I realize I’m about to ruffle some feathers with this post, both metaphorically and literally, as I sit here typing with one hand while grooming the plumage of my helper eagle Balthazaar with the other. (His only job is to fetch me Cheez-Its. Blogging is hard work.) But I digress; let’s get to the metaphorical ruffling.

I think bridal and groomal (?) parties that you can’t count on your hands are ridiculous. Does one really need/want 10 or more bridesmaids or groomsman? When did it become a thing that you have to ask anyone you’ve ever had a conversation with to join you at the alter? It looks like a goddamn circus up there.







Yes, the ridiculously sized wedding party knows no color or culture, and to my chagrin, this flawed concept seems to be based in history. According to my favorite kinda-reliable source, Wikipedia, Roman Law required 10 witnesses to surround the bride and groom in order to ward off evil spirits. This duty also, apparently, helped to spawn the preposterous notion that all these people had to dress the same. (Of course, nowhere in the law books did it note that you have to make sure the bridesmaids’ dresses were awful.)

Further to that history, says Wikipedia, is that the more bridesmaids and groomsman a couple had, at least in the the Victorian age, the more wealthy the couple was. Which actually brings up a pretty goddamn good point. I think a new rule should be that you shouldn’t involve more people in your wedding party than you can comfortably pay for.

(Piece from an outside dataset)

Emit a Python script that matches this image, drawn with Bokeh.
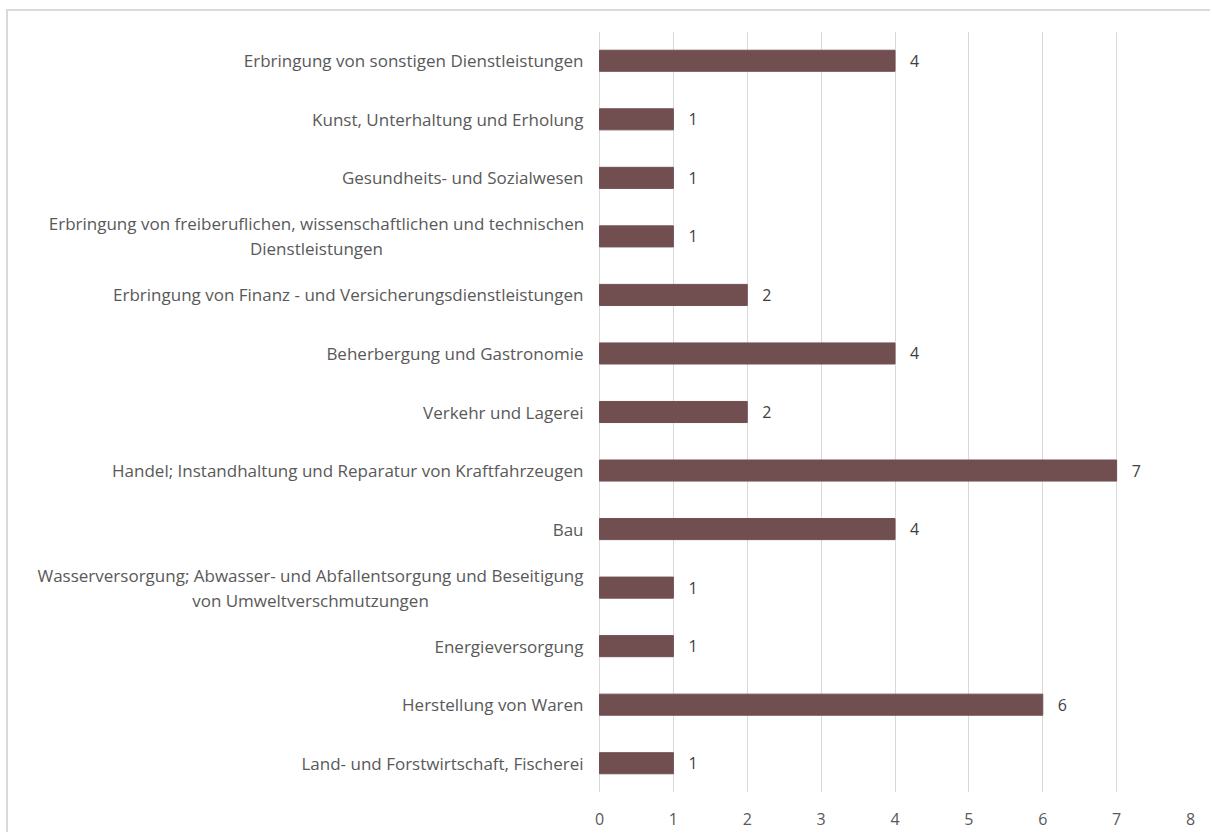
from bokeh.plotting import figure
from bokeh.models import ColumnDataSource, FixedTicker
from bokeh.core.properties import value
from bokeh.embed import file_html
from bokeh.resources import INLINE

categories = [
    "Land- und Forstwirtschaft, Fischerei",
    "Herstellung von Waren",
    "Energieversorgung",
    "Wasserversorgung; Abwasser- und Abfallentsorgung und Beseitigung\nvon Umweltverschmutzungen",
    "Bau",
    "Handel; Instandhaltung und Reparatur von Kraftfahrzeugen",
    "Verkehr und Lagerei",
    "Beherbergung und Gastronomie",
    "Erbringung von Finanz - und Versicherungsdienstleistungen",
    "Erbringung von freiberuflichen, wissenschaftlichen und technischen\nDienstleistungen",
    "Gesundheits- und Sozialwesen",
    "Kunst, Unterhaltung und Erholung",
    "Erbringung von sonstigen Dienstleistungen",
]
counts = [1, 6, 1, 1, 4, 7, 2, 4, 2, 1, 1, 1, 4]
x_ticks = [0, 1, 2, 3, 4, 5, 6, 7, 8]

FONT = "Open Sans"
FS = "16px"
CAT_FS = "17px"
TXT = "#595959"

src = ColumnDataSource(dict(cat=categories, val=counts, lbl=[str(v) for v in counts]))

# the label column lives inside the frame: x range extends to the left of 0
p = figure(
    y_range=categories, x_range=(-8, 8),
    width=1204, height=823,
    output_backend="svg", toolbar_location=None,
    min_border_left=0, min_border_right=22, min_border_top=20, min_border_bottom=42,
)
p.styles = {"border-left": "2px solid #d9d9d9", "border-top": "2px solid #d9d9d9",
            "margin-left": "6px", "margin-top": "9px"}
p.outline_line_color = None
p.hbar(y="cat", right="val", left=0, height=0.36, source=src,
       fill_color="#714F51", line_color="#714F51")
p.text(x="val", y="cat", text="lbl", source=src, x_offset=15,
       text_baseline="middle", text_align="left", text_font_size=FS,
       text_font=value(FONT), text_color="#404040")

# category labels: single-line right aligned, wrapped ones centred as a block
single = [c for c in categories if "\n" not in c]
wrapped = [c for c in categories if "\n" in c]
s1 = ColumnDataSource(dict(cat=single, zero=[0] * len(single)))
p.text(x="zero", y="cat", text="cat", source=s1, x_offset=-16,
       text_align="right", text_baseline="middle",
       text_font=value(FONT), text_font_size=CAT_FS, text_color=TXT)
centre_off = {wrapped[0]: -289, wrapped[1]: -283}
s2 = ColumnDataSource(dict(cat=wrapped, zero=[0] * len(wrapped),
                           off=[centre_off[c] for c in wrapped]))
p.text(x="zero", y="cat", text="cat", source=s2, x_offset="off",
       text_align="center", text_baseline="middle", text_line_height=1.08,
       text_font=value(FONT), text_font_size=CAT_FS, text_color=TXT)

p.xgrid.ticker = FixedTicker(ticks=x_ticks)
p.xaxis.ticker = FixedTicker(ticks=x_ticks)
p.xgrid.grid_line_color = "#d9d9d9"
p.xgrid.grid_line_width = 1
p.ygrid.grid_line_color = None

p.yaxis.visible = False
ax = p.xaxis
ax.axis_line_color = None
ax.major_tick_line_color = None
ax.minor_tick_line_color = None
ax.major_label_text_font = FONT
ax.major_label_text_font_size = FS
ax.major_label_text_color = TXT
ax.major_label_standoff = 14

open("out.html", "w").write(file_html(p, INLINE))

And so I’ve decided to only ask one person to be my best bitch, er, maid of honor, no actually, let’s keep it best bitch. My fiance will be asking two friends of his to play pretty much equally important roles as best man and a custom roll we’re calling the emcee, which is basically the maestro of the whole shebang. And that’s that. This doesn’t mean we don’t have any other friends (and not just imaginary ones!), it just means we want to make sure we’re able to treat those in our wedding party right. While we’re sure these three friends would gladly do all this for free, we plan to reward their hard work by making sure no one shells out for a bad dress, pays for their own hotel room or stops getting nonstop awesome shit bestowed on them all weekend long. And everyone else who doesn’t get asked to do something? They shouldn’t be offended, but honored: we like you enough to pay a shit-ton of money to feed and booze you at our event without expecting any work in return.

Of course, besides the wanting to take care of our wedding party monetarily, we also want to make sure each person is doing something worthwhile; that is, in my opinion, each person in the wedding party should be there for a reason. The people we’re asking to do things have all been integral to our lives (as individuals and as a couple) in some significant shape and we feel comfortable that if we ask these people to fill these important roles, they won’t do so reluctantly. Trust me, with few exceptions, after probably the fourth woman you ask to be a bridesmaid, you’re going to get an eye-rolling “I guess…” rather than an enthusiastic “Fuck yeah!” Why? Because what’s the point? So here’s the other new rule, which I hope will be in Wikipedia one day: if you have to zoom a camera out so far that you can’t see the bride’s face (how much does the wedding industry tell us to spend on make-up again?), there are too many people in your goddamn wedding party. Stop that.